Technological Breakthroughs:
The introduction of SNARKs marked a transformative period that began in the early 2010s. Techniques such as the KZG polynomial commitment scheme in 2010 and the emergence of practical SNARKs in 2013 revolutionized the field, offering new methods to handle data privacy and verification with unprecedented efficiency. Systems like Pinocchio, introduced in 2013, and Groth16 in 2016 significantly advanced SNARK technology, improving setup requirements.

Blockchain Integration:
With blockchain technologies like Bitcoin and Ethereum gaining prominence, SNARKs found a potent use case in scaling these and other blockchain platforms. By enabling compact, efficient proofs, SNARKs have become a backbone technology in various blockchain applications, enhancing transaction privacy and scalability.

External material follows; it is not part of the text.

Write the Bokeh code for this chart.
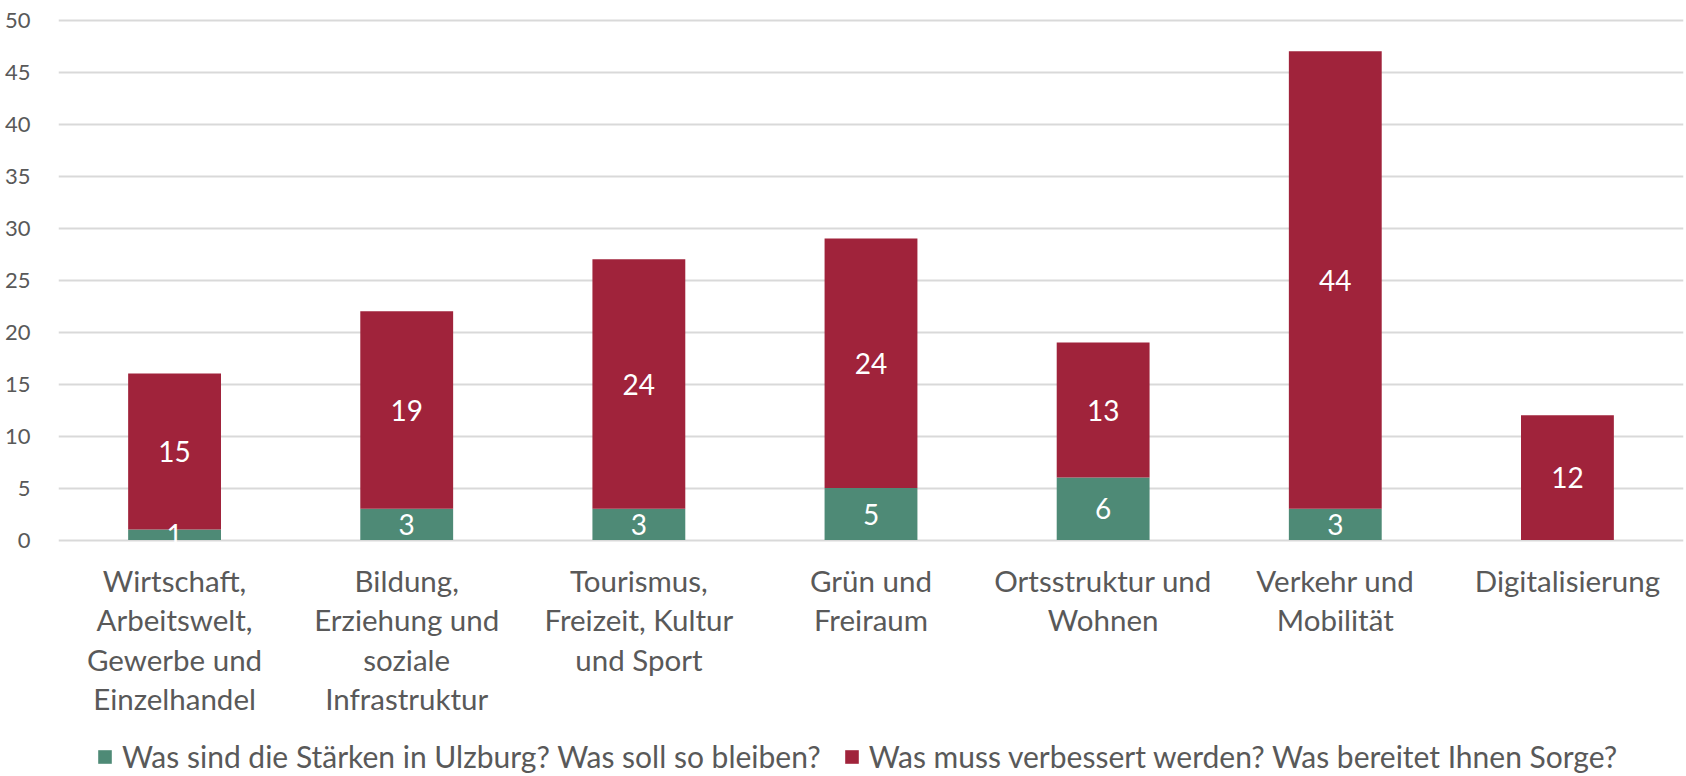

The development of universal and updatable structured reference strings in systems like Sonic, Marlin, and Plonk around 2019 addressed previous challenges with trusted setups, further broadening the applications of SNARKs.

Contemporary Landscape

Diverse Applications and Innovations:
Today, we are witnessing a period of rapid and diversified development in the field of cryptographic proofs, similar to the “Cambrian Explosion” a pivotal era that marked the sudden emergence of complex life forms over 540 million years ago. Innovations have led to a wide range of both SNARK- and STARK-based systems, each with unique cryptographic assumptions, proof structures, and operational efficiencies. While SNARKs have continued to evolve with new arithmetization schemes and polynomial commitment schemes, STARKs are increasingly recognized for their scalability and quantum-resistant properties, pushing the boundaries of what’s possible in secure and efficient verification without the need for a trusted setup. The ongoing development of these technologies underscores a dynamic era of cryptographic advancement that promises to revolutionize both blockchain applications and other sectors requiring robust privacy and verification solutions.

Challenges and Future Directions:
Despite significant advancements, challenges remain. The quest for a universal proof system, robust against all adversities, continues. The field’s complexity and the specificity of each proof system’s requirements suggest a future where a mosaic of solutions coexists, each optimized for different tasks. As STARKs gain traction, they illustrate the ongoing evolution of cryptographic proofs, emphasizing a move towards systems that combine efficiency, security, and minimal trust assumptions.

Conclusion

ZKPs have evolved significantly from their theoretical beginnings in the mid-1980s to become essential tools within the cryptographic toolkit. Their integration into blockchain technology has not only enhanced privacy and data integrity but has also crucially addressed scalability issues, enabling these systems to handle much larger volumes of transactions efficiently. As such, ZKPs are increasingly recognized as pivotal for the advancement of secure, decentralized systems.

The potential of ZKPs to reshape the digital landscape extends beyond blockchain. They are poised to revolutionize how we approach data sharing and processing across various sectors, including finance, healthcare, AI, and government, by allowing complex data interactions that are both secure and private. The ongoing innovations in ZKP technology, such as advancements in SNARKs and STARKs, promise to further expand their applicability, ensuring that they can meet a wide array of industry-specific requirements.

Additionally, the challenges posed by quantum computing introduce new hurdles for cryptographic security, where ZKPs, especially STARKs, stand out due to their quantum-resistant properties.

The journey of zero-knowledge proofs from abstract concepts to practical, impactful solutions is far from over. It is a dynamic field at the intersection of technology, privacy, and innovation, requiring continuous research, development, and collaboration. As we push deeper into the possibilities that ZKPs offer, we invite you to stay engaged with this exciting technological evolution. Together, we can explore and contribute to the development of cryptographic solutions that not only protect information but can also empower individuals and transform societies.